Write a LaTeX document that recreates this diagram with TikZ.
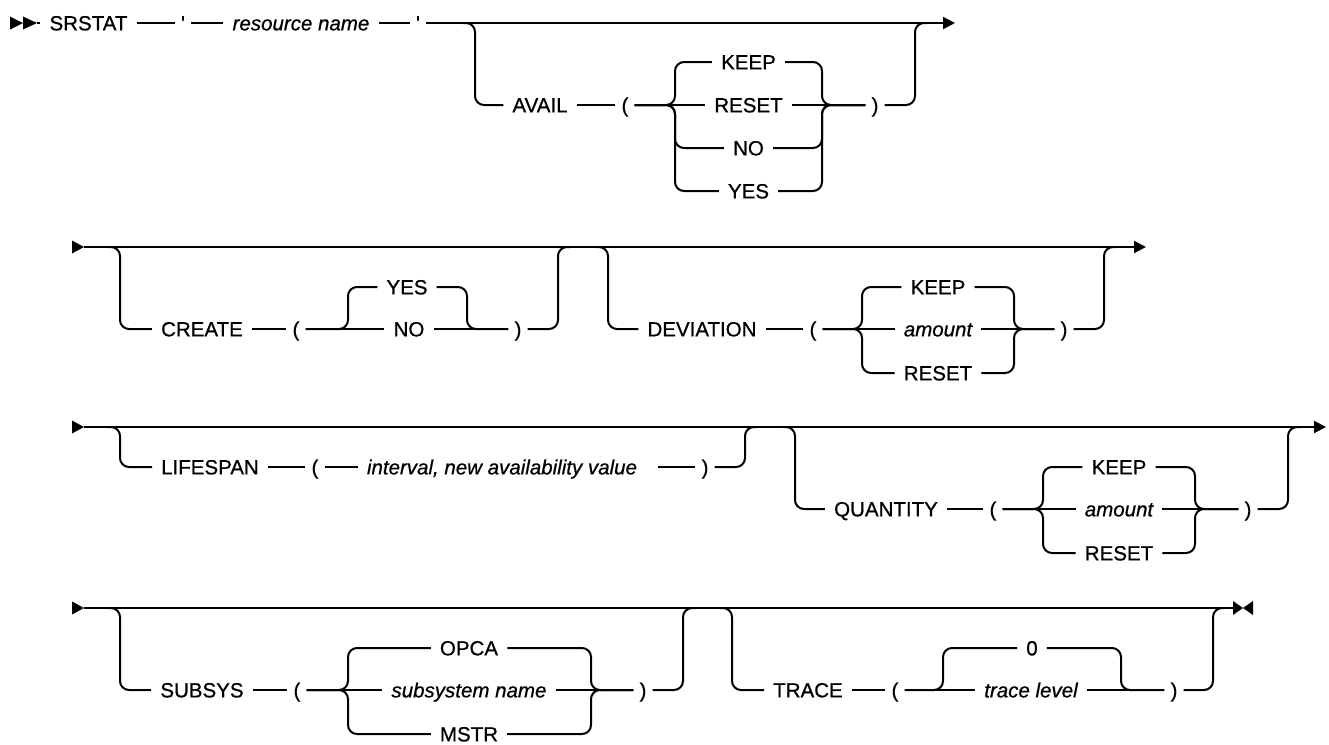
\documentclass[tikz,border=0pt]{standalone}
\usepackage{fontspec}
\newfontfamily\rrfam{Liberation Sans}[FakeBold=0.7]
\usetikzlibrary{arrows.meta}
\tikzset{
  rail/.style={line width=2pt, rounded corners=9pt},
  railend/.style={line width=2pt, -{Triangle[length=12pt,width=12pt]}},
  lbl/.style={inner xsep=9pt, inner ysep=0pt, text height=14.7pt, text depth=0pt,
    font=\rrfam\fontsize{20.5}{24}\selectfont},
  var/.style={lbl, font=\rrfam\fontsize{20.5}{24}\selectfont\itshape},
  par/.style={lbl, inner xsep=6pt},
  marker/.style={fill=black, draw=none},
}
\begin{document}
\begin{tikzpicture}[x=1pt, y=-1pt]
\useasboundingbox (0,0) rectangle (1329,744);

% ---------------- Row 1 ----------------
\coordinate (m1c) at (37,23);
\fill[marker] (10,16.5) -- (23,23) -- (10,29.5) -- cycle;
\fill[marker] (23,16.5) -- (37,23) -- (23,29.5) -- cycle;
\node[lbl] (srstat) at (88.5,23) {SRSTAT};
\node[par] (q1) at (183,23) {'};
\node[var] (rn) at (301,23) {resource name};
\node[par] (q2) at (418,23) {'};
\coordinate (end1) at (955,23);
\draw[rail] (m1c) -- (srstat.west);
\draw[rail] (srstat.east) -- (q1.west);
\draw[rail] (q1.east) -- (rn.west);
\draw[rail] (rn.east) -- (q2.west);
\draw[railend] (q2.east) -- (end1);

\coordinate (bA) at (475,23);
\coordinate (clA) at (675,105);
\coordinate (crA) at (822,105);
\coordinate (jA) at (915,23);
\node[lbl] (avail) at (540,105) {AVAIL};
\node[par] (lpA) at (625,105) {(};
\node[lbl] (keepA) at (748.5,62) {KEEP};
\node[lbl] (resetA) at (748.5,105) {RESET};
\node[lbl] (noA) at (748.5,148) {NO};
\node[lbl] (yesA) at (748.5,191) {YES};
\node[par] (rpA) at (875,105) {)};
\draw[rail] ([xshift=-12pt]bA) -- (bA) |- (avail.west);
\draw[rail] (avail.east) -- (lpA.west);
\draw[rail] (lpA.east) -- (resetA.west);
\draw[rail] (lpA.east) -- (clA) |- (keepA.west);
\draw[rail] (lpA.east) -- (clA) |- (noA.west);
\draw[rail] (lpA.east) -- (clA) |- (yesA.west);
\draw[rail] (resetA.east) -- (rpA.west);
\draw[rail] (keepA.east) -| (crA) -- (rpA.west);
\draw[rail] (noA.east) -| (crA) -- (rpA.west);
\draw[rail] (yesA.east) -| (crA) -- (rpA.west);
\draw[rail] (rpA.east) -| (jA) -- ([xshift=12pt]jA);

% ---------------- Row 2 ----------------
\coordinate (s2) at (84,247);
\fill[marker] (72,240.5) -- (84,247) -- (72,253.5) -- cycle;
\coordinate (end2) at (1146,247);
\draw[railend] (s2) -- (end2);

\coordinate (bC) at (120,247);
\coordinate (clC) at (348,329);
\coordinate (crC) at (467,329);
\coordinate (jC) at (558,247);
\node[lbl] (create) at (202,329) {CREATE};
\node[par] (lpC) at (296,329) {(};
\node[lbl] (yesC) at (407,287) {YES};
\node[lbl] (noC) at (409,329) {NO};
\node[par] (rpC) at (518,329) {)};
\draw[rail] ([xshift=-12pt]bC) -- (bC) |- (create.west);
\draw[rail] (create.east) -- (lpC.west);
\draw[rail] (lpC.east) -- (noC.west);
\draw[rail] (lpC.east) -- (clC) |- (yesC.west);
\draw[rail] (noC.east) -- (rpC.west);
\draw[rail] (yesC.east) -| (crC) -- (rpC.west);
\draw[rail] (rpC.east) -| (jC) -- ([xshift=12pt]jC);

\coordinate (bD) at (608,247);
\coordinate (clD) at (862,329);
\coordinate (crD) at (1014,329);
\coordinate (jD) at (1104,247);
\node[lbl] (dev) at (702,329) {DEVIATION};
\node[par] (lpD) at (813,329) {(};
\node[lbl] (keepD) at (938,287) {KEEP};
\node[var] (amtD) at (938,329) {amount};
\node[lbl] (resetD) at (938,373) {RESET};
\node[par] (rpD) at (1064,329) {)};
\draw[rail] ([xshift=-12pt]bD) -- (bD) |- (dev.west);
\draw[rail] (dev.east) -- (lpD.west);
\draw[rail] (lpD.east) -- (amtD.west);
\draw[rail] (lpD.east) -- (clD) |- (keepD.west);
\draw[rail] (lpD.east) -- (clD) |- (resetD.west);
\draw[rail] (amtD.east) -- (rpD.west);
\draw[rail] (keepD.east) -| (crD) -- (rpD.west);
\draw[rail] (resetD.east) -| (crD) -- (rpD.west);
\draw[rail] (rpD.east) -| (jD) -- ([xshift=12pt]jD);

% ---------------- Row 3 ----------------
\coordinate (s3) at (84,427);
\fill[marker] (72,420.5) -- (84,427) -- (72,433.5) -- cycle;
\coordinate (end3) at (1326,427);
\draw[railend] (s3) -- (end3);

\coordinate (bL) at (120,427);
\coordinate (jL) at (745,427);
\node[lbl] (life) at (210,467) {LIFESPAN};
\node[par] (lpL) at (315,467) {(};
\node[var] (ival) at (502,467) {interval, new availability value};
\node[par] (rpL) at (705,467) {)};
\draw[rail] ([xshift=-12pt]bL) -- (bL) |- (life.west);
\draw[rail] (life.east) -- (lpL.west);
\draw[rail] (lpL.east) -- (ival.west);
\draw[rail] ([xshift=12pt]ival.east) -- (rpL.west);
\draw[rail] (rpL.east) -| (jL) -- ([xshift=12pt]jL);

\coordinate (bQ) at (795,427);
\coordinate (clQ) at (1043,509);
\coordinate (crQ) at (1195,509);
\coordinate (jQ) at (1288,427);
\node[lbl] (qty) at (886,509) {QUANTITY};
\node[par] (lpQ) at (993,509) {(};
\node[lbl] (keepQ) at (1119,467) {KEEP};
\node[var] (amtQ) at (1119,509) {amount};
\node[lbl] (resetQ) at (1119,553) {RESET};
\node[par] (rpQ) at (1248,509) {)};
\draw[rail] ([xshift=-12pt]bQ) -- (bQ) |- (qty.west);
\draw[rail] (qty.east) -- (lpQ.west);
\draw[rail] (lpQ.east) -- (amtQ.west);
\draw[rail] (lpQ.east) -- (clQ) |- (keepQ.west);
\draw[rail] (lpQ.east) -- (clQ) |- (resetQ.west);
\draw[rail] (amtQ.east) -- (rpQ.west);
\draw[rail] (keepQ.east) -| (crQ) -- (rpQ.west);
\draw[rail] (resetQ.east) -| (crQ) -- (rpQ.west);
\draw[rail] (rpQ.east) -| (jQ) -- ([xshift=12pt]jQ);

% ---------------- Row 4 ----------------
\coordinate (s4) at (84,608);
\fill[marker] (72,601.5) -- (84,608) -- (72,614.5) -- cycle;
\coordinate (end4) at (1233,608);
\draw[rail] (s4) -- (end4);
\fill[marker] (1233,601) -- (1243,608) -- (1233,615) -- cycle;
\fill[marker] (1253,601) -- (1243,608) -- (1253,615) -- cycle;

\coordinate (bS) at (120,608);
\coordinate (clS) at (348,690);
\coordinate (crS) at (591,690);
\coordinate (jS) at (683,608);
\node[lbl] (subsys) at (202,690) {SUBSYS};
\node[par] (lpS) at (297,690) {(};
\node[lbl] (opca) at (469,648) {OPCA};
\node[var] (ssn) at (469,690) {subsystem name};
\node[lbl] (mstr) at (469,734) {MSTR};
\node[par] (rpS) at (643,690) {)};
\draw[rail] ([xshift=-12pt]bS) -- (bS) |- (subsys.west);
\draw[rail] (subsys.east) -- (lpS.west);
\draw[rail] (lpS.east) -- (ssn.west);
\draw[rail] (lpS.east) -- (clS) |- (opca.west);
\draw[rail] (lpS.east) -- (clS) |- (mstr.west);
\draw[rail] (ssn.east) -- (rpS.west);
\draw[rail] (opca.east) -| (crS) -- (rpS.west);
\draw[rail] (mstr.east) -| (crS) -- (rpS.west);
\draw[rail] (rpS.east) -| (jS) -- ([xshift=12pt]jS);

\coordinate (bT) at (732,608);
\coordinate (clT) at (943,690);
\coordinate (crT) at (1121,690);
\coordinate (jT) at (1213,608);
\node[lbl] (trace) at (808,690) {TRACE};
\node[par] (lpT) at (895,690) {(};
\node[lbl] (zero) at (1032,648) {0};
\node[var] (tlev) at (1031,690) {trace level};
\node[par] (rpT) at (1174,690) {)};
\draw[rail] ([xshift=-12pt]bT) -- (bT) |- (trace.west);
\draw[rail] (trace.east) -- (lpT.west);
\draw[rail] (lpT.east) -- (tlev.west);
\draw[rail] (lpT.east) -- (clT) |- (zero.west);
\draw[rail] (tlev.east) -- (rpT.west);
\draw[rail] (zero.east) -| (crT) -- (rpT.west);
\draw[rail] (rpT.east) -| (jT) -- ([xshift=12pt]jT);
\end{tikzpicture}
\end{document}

■ ■ ■ ■ ■

» Directions for this task:
Go from the first line of the data above to the line containing "(0,0) rectangle (1329,744);" and retype exactly those lines, both included, but none of the pictures.

» Answer:
Write a LaTeX document that recreates this diagram with TikZ.
\documentclass[tikz,border=0pt]{standalone}
\usepackage{fontspec}
\newfontfamily\rrfam{Liberation Sans}[FakeBold=0.7]
\usetikzlibrary{arrows.meta}
\tikzset{
  rail/.style={line width=2pt, rounded corners=9pt},
  railend/.style={line width=2pt, -{Triangle[length=12pt,width=12pt]}},
  lbl/.style={inner xsep=9pt, inner ysep=0pt, text height=14.7pt, text depth=0pt,
    font=\rrfam\fontsize{20.5}{24}\selectfont},
  var/.style={lbl, font=\rrfam\fontsize{20.5}{24}\selectfont\itshape},
  par/.style={lbl, inner xsep=6pt},
  marker/.style={fill=black, draw=none},
}
\begin{document}
\begin{tikzpicture}[x=1pt, y=-1pt]
\useasboundingbox (0,0) rectangle (1329,744);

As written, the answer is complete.